To determine the motor with correct starting behaviour suitable for your application and to obtain a current quotation, you can contact us together with stock status via our elektrik motoru fiyatları page. The right motor and the right starting method keep the starting voltage drop within acceptable limits.

Frequently Asked Questions

How much voltage drop at start becomes a problem?

The general acceptance is that the voltage drop on the busbar during motor starting should remain below a reasonable limit (typically 10-15 percent). If this limit is exceeded, the torque of the starting motor may be insufficient, visible flicker occurs in lighting and sensitive devices on the same line may be affected. The exact limit varies according to the plant structure and the sensitivity of connected devices; therefore, in critical plants the starting voltage drop should be calculated at the design stage.

How does voltage drop affect the starting torque?

The starting torque of an asynchronous motor is proportional to the square of the terminal voltage. Therefore, if the voltage drops 10 percent, the starting torque decreases by about 19 percent. As the voltage drop grows, the motor struggles to lift the load, the starting time lengthens and at sufficiently low voltage the motor may not start at all. Hence the voltage drop directly affects not only the electrical but also the mechanical starting performance.

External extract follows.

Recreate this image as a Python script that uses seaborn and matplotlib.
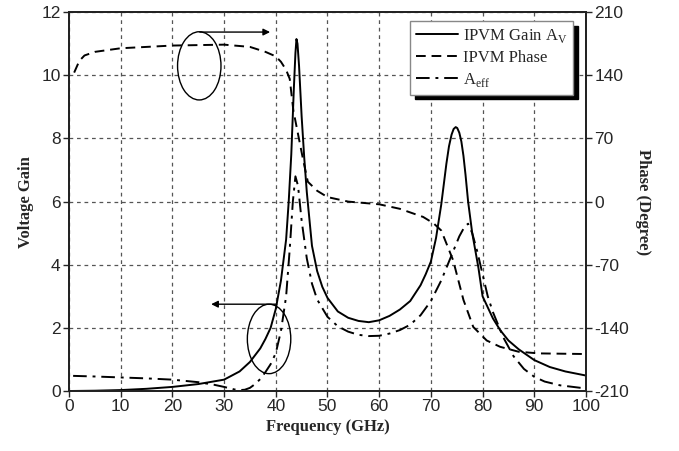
import pandas as pd
import seaborn as sns
import matplotlib.pyplot as plt
from matplotlib.patches import Ellipse

# IPVM voltage gain A_V (left axis)
gain_freq = [0, 5, 10, 15, 20, 25, 30, 33, 35, 37, 38, 39, 40, 41, 42, 42.5, 43, 43.5, 43.8,
             44, 44.2, 44.5, 45, 45.5, 46, 47, 48, 49, 50, 52, 54, 56, 58, 60, 62, 64, 66,
             68, 69, 70, 71, 72, 72.5, 73, 73.5, 74, 74.4, 74.8, 75.1, 75.5, 75.9, 76.3,
             76.7, 77.2, 78, 79.2, 80, 82, 83.4, 85, 87, 90, 93, 96, 100]
gain_val = [0.0, 0.01, 0.03, 0.07, 0.13, 0.22, 0.36, 0.62, 0.92, 1.35, 1.65, 2.0, 2.6,
            3.5, 4.8, 6.0, 7.5, 9.6, 10.7, 11.15, 11.0, 10.3, 8.7, 7.4, 6.3, 4.6, 3.8,
            3.3, 2.95, 2.52, 2.32, 2.22, 2.18, 2.24, 2.38, 2.58, 2.85, 3.35, 3.7, 4.1,
            4.85, 5.9, 6.55, 7.2, 7.75, 8.12, 8.3, 8.36, 8.33, 8.18, 7.9, 7.45, 6.85, 6.0,
            5.0, 3.9, 3.0, 2.3, 1.93, 1.6, 1.32, 0.98, 0.76, 0.62, 0.49]

# A_eff (left axis)
aeff_freq = [0.8, 5, 10, 15, 20, 25, 28, 30, 32, 33, 34, 35, 36, 37, 38, 39, 40, 41, 42,
             42.7, 43.3, 43.8, 44.3, 45, 46, 47, 48, 50, 52, 54, 56, 58, 60, 62, 64, 66,
             68, 70, 72, 74, 75.5, 76.5, 77.2, 78, 79, 80, 81, 82, 83, 84, 86, 88, 90,
             92, 95, 100]
aeff_val = [0.48, 0.46, 0.43, 0.40, 0.36, 0.28, 0.2, 0.13, 0.05, 0.03, 0.04, 0.1, 0.22,
            0.38, 0.6, 0.85, 1.2, 1.9, 3.0, 4.5, 6.0, 6.8, 6.5, 5.4, 4.2, 3.4, 2.9, 2.35,
            2.05, 1.88, 1.78, 1.74, 1.75, 1.82, 1.93, 2.1, 2.4, 2.85, 3.5, 4.3, 4.9, 5.2,
            5.3, 5.0, 4.4, 3.7, 3.0, 2.5, 2.1, 1.7, 1.1, 0.7, 0.45, 0.3, 0.18, 0.08]

# IPVM phase in degrees (right axis)
phase_freq = [1, 2, 3, 5, 10, 20, 30, 35, 38, 40, 41, 42, 42.7, 43.4, 44.4, 45.3, 46.2,
              48, 50, 54, 60, 64, 68.5, 70.5, 72, 74.3, 76.3, 78.2, 80.8, 83.4, 87, 91, 100]
phase_val = [143, 156, 162, 166, 170, 173, 174, 171.5, 166, 161, 155, 146, 136, 101, 72,
             46, 22, 12, 5, 0, -3, -8, -17, -24, -32, -65, -109, -139, -154, -161,
             -166.5, -168.3, -169]

x_ticks = list(range(0, 101, 10))
gain_ticks = list(range(0, 13, 2))
phase_ticks = [-210, -140, -70, 0, 70, 140, 210]

sns.set_style("ticks")
plt.rcParams['font.family'] = ['Liberation Sans', 'DejaVu Sans']
plt.rcParams['axes.unicode_minus'] = False
plt.rcParams['mathtext.fontset'] = 'custom'
plt.rcParams['mathtext.rm'] = 'Liberation Serif'
serif = ['Liberation Serif', 'DejaVu Serif']

fig = plt.figure(figsize=(6.79, 4.51), dpi=100)
ax = fig.add_axes([0.1016, 0.133, 0.7614, 0.840])
ax2 = ax.twinx()

lw = 1.4
sns.lineplot(x=gain_freq, y=gain_val, ax=ax, color="black", linewidth=lw,
             label="IPVM Gain A$_{\\rm V}$", legend=False)
sns.lineplot(x=aeff_freq, y=aeff_val, ax=ax, color="black", linewidth=lw,
             linestyle=(0, (7, 3, 1.5, 3)), label="A$_{\\rm eff}$", legend=False)
sns.lineplot(x=phase_freq, y=phase_val, ax=ax2, color="black", linewidth=lw,
             linestyle=(0, (5, 3)), label="IPVM Phase", legend=False)

ax.set_xlim(0, 100)
ax.set_ylim(0, 12)
ax2.set_ylim(-210, 210)
ax.set_xticks(x_ticks)
ax.set_yticks(gain_ticks)
ax2.set_yticks(phase_ticks)

ax.grid(True, linestyle=(0, (3, 3)), color="#555555", linewidth=0.9)
for a in (ax, ax2):
    for s in a.spines.values():
        s.set_color("#222222")
        s.set_linewidth(1.3)
    a.tick_params(labelsize=12.5, length=4, width=1, direction="out", pad=2)

ax.set_xlabel("Frequency (GHz)", family=serif, fontweight="bold", fontsize=12, labelpad=3)
ax.set_ylabel("Voltage Gain", family=serif, fontweight="bold", fontsize=12, labelpad=5)
ax2.set_ylabel("Phase (Degree)", family=serif, fontweight="bold", fontsize=12,
               rotation=-90, labelpad=16)

# ellipse markers with arrows pointing to the related axis
ax.add_patch(Ellipse((25.2, 10.3), 8.4, 2.16, fill=False, edgecolor="black", lw=1.0))
ax.annotate("", xy=(38.9, 11.37), xytext=(25.3, 11.37),
            arrowprops=dict(arrowstyle="-|>", color="black", lw=1.0, shrinkA=0, shrinkB=0))
ax.add_patch(Ellipse((38.7, 1.65), 8.4, 2.2, fill=False, edgecolor="black", lw=1.0))
ax.annotate("", xy=(27.5, 2.75), xytext=(40.2, 2.75),
            arrowprops=dict(arrowstyle="-|>", color="black", lw=1.0, shrinkA=0, shrinkB=0))

h1, l1 = ax.get_legend_handles_labels()
h2, l2 = ax2.get_legend_handles_labels()
handles = [h1[0], h2[0], h1[1]]
labels = [l1[0], l2[0], l1[1]]
leg = ax2.legend(handles, labels, loc="upper right", bbox_to_anchor=(0.975, 0.977),
                 borderaxespad=0, fancybox=False, framealpha=1, edgecolor="#888888",
                 shadow={"ox": 3.5, "oy": -3.5, "color": "black", "alpha": 1},
                 prop={"family": serif, "size": 12}, handlelength=2.5,
                 handletextpad=0.3, labelspacing=0.3, borderpad=0.35)
leg.get_frame().set_linewidth(1.0)

fig.savefig("out.png", dpi=100)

What is the most effective way to reduce the voltage drop?

The most effective approach is to combine a starting method that reduces the starting current (star-delta, soft starter or frequency inverter) with correct sizing of the supply infrastructure (transformer power, cable cross-section). In addition, selecting the right motor with a suitable starting-current characteristic from the outset is the step that reduces the problem at the source and is often the most economical.